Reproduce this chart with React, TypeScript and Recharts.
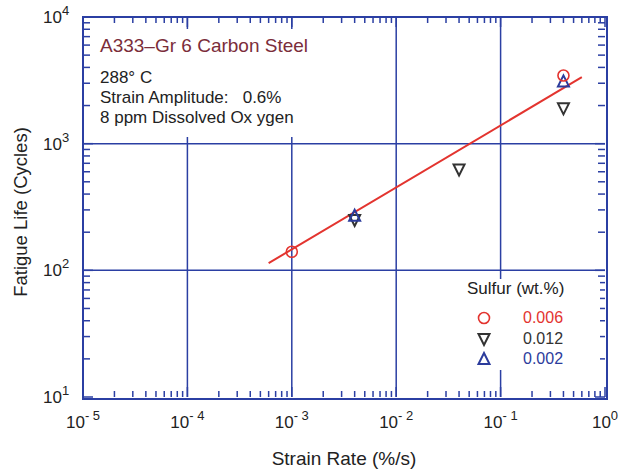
import { ScatterChart, Scatter, XAxis, YAxis, ReferenceLine } from 'recharts';

const BLUE = '#2b3fa3';
const RED = '#e3342f';
const GRAY = '#333333';
const NAVY = '#2c3c9c';
const FONT = '"Liberation Sans", Arial, sans-serif';

// fatigue life (cycles) vs strain rate (%/s)
const sulfur006 = [
  { rate: 0.001, life: 140 },
  { rate: 0.4, life: 3450 },
];
const sulfur012 = [
  { rate: 0.004, life: 250 },
  { rate: 0.04, life: 625 },
  { rate: 0.4, life: 1900 },
];
const sulfur002 = [
  { rate: 0.004, life: 270 },
  { rate: 0.4, life: 3100 },
];
const fitLine = [
  { rate: 0.0006, life: 114 },
  { rate: 0.6, life: 3350 },
];

const xDecades = [-5, -4, -3, -2, -1, 0];
const yDecades = [1, 2, 3, 4];
const legendRows = [
  { label: '0.006', color: RED, shape: 'circle' },
  { label: '0.012', color: GRAY, shape: 'down' },
  { label: '0.002', color: NAVY, shape: 'up' },
];

const CHART_W = 620;
const CHART_H = 470;
const M = { top: 17, right: 15, left: 83, bottom: 73 };
const PLOT_W = CHART_W - M.left - M.right;
const PLOT_H = CHART_H - M.top - M.bottom;

// decade ticks plus 2..9 minor ticks
const logTicks = (decades: number[]) => {
  const out: number[] = [];
  decades.slice(0, -1).forEach((d) => {
    for (let m = 1; m < 10; m++) out.push(m * Math.pow(10, d));
  });
  out.push(Math.pow(10, decades[decades.length - 1]));
  return out;
};
const xTicks = logTicks(xDecades);
const yTicks = logTicks(yDecades);
const xMajor = xDecades.map((d) => Math.pow(10, d));
const yMajor = yDecades.map((d) => Math.pow(10, d));
const xMin = xMajor[0];
const xMax = xMajor[xMajor.length - 1];
const yMin = yMajor[0];
const yMax = yMajor[yMajor.length - 1];

const isMajor = (v: number) => {
  const e = Math.log10(v);
  return Math.abs(e - Math.round(e)) < 1e-6;
};
const expText = (v: number) => {
  const e = Math.round(Math.log10(v));
  return e < 0 ? `- ${-e}` : `${e}`;
};

// offset (px, up from the bottom of the frame) of a y value on the log axis
const yOffset = (v: number) =>
  ((Math.log10(v) - yDecades[0]) / (yDecades[yDecades.length - 1] - yDecades[0])) * PLOT_H;

// bottom axis tick: inward marks at bottom and top of the frame, label on decades;
// the first tick also carries the left/right inward marks of the y axis
function BottomTick({ x, y, payload }: any) {
  const v = payload.value;
  const major = isMajor(v);
  const len = major ? 10 : 6;
  return (
    <g>
      <line x1={x} x2={x} y1={y} y2={y - len} stroke={BLUE} strokeWidth={1.5} />
      <line x1={x} x2={x} y1={y - PLOT_H} y2={y - PLOT_H + len} stroke={BLUE} strokeWidth={1.5} />
      {major && (
        <text x={x} y={y + 31} textAnchor="middle" fontFamily={FONT} fontSize={17} fill="#222">
          <tspan>10</tspan>
          <tspan dy={-8} fontSize={13}>{expText(v)}</tspan>
        </text>
      )}
      {Math.abs(v - xMin) < 1e-12 &&
        yTicks.map((t) => {
          const ty = y - yOffset(t);
          const l = isMajor(t) ? 10 : 7;
          return (
            <g key={t}>
              <line x1={x} x2={x + l} y1={ty} y2={ty} stroke={BLUE} strokeWidth={1.5} />
              <line x1={x + PLOT_W} x2={x + PLOT_W - l} y1={ty} y2={ty} stroke={BLUE} strokeWidth={1.5} />
            </g>
          );
        })}
    </g>
  );
}

function LeftLabel({ x, y, payload }: any) {
  return (
    <text x={x - 40} y={y + 6} fontFamily={FONT} fontSize={17} fill="#222">
      <tspan>10</tspan>
      <tspan dy={-8} fontSize={13}>{expText(payload.value)}</tspan>
    </text>
  );
}

const CircleMark = ({ cx, cy }: any) => (
  <circle cx={cx} cy={cy} r={5.5} fill="none" stroke={RED} strokeWidth={1.6} />
);
const DownMark = ({ cx, cy }: any) => (
  <path d={`M${cx - 5.5},${cy - 5} L${cx + 5.5},${cy - 5} L${cx},${cy + 6} Z`} fill="none" stroke={GRAY} strokeWidth={2} />
);
const UpMark = ({ cx, cy }: any) => (
  <path d={`M${cx - 5.5},${cy + 5} L${cx + 5.5},${cy + 5} L${cx},${cy - 6} Z`} fill="none" stroke={NAVY} strokeWidth={2} />
);
const NoMark = () => <g />;

function LegendSymbol({ shape }: { shape: string }) {
  const p = { cx: 8, cy: 8 };
  return (
    <svg width={16} height={16} style={{ position: 'absolute', left: 0, top: 0 }}>
      {shape === 'circle' ? <CircleMark {...p} /> : shape === 'down' ? <DownMark {...p} /> : <UpMark {...p} />}
    </svg>
  );
}

const abs = (left: number, top: number, extra: any = {}) => ({
  position: 'absolute' as const,
  left,
  top,
  lineHeight: 1,
  whiteSpace: 'pre' as const,
  fontFamily: FONT,
  ...extra,
});

export default function App() {
  return (
    <div style={{ position: 'fixed', left: 0, top: 0, width: CHART_W, height: CHART_H, background: '#fff' }}>
      <ScatterChart width={CHART_W} height={CHART_H} margin={{ top: M.top, right: M.right, left: 0, bottom: 0 }}>
        <XAxis
          dataKey="rate"
          type="number"
          scale="log"
          domain={[xMin, xMax]}
          ticks={xTicks}
          interval={0}
          height={M.bottom}
          tickSize={0}
          tickMargin={0}
          axisLine={false}
          tickLine={false}
          tick={<BottomTick />}
        />
        <YAxis
          dataKey="life"
          type="number"
          scale="log"
          domain={[yMin, yMax]}
          ticks={yMajor}
          interval={0}
          width={M.left}
          tickSize={0}
          tickMargin={0}
          axisLine={false}
          tickLine={false}
          tick={<LeftLabel />}
        />

        {/* decade grid */}
        {xMajor.slice(1, -1).map((v) => (
          <ReferenceLine key={`xg${v}`} x={v} stroke={BLUE} strokeWidth={1.5} />
        ))}
        {yMajor.slice(1, -1).map((v) => (
          <ReferenceLine key={`yg${v}`} y={v} stroke={BLUE} strokeWidth={1.5} />
        ))}

        <Scatter data={fitLine} line={{ stroke: RED, strokeWidth: 2 }} shape={<NoMark />} isAnimationActive={false} />
        <Scatter data={sulfur012} shape={<DownMark />} isAnimationActive={false} />
        <Scatter data={sulfur002} shape={<UpMark />} isAnimationActive={false} />
        <Scatter data={sulfur006} shape={<CircleMark />} isAnimationActive={false} />
      </ScatterChart>

      {/* plot frame */}
      <div style={abs(M.left - 1, M.top - 1, { width: PLOT_W, height: PLOT_H, border: `2px solid ${BLUE}`, boxSizing: 'content-box' })} />

      {/* annotation block, white box breaks the grid lines */}
      <div style={abs(93, 29, { width: 224, height: 108, background: '#fff' })} />
      <div style={abs(100, 36, { fontSize: 19, color: '#7b2d3a' })}>A333–Gr 6 Carbon Steel</div>
      <div style={abs(100, 69, { fontSize: 17, color: '#222' })}>288° C</div>
      <div style={abs(100, 89, { fontSize: 17, color: '#222' })}>Strain Amplitude:   0.6%</div>
      <div style={abs(100, 109, { fontSize: 17, color: '#222' })}>8 ppm Dissolved Ox ygen</div>

      {/* legend */}
      <div style={abs(458, 279, { width: 142, height: 91, background: '#fff' })} />
      <div style={abs(467, 280, { fontSize: 17, color: '#222' })}>Sulfur (wt.%)</div>
      {legendRows.map((r, i) => (
        <div key={r.label}>
          <div style={abs(476, 310 + i * 20.5, { width: 16, height: 16 })}>
            <LegendSymbol shape={r.shape} />
          </div>
          <div style={abs(523, 310 + i * 20.5, { fontSize: 16, color: r.color })}>{r.label}</div>
        </div>
      ))}

      {/* axis titles */}
      <div style={abs(344, 458, { fontSize: 19, color: '#222', transform: 'translate(-50%, -50%)' })}>
        Strain Rate (%/s)
      </div>
      <div
        style={abs(21, 212, {
          fontSize: 18.5,
          color: '#222',
          transform: 'translate(-50%, -50%) rotate(-90deg)',
        })}
      >
        Fatigue Life (Cycles)
      </div>
    </div>
  );
}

• [Description of the task]
Pictures excluded, repeat exactly the lines from the top of the material through the line with "XAxis, YAxis, ReferenceLine", including both of those lines.

• [Result for this task]
Reproduce this chart with React, TypeScript and Recharts.
import { ScatterChart, Scatter, XAxis, YAxis, ReferenceLine } from 'recharts';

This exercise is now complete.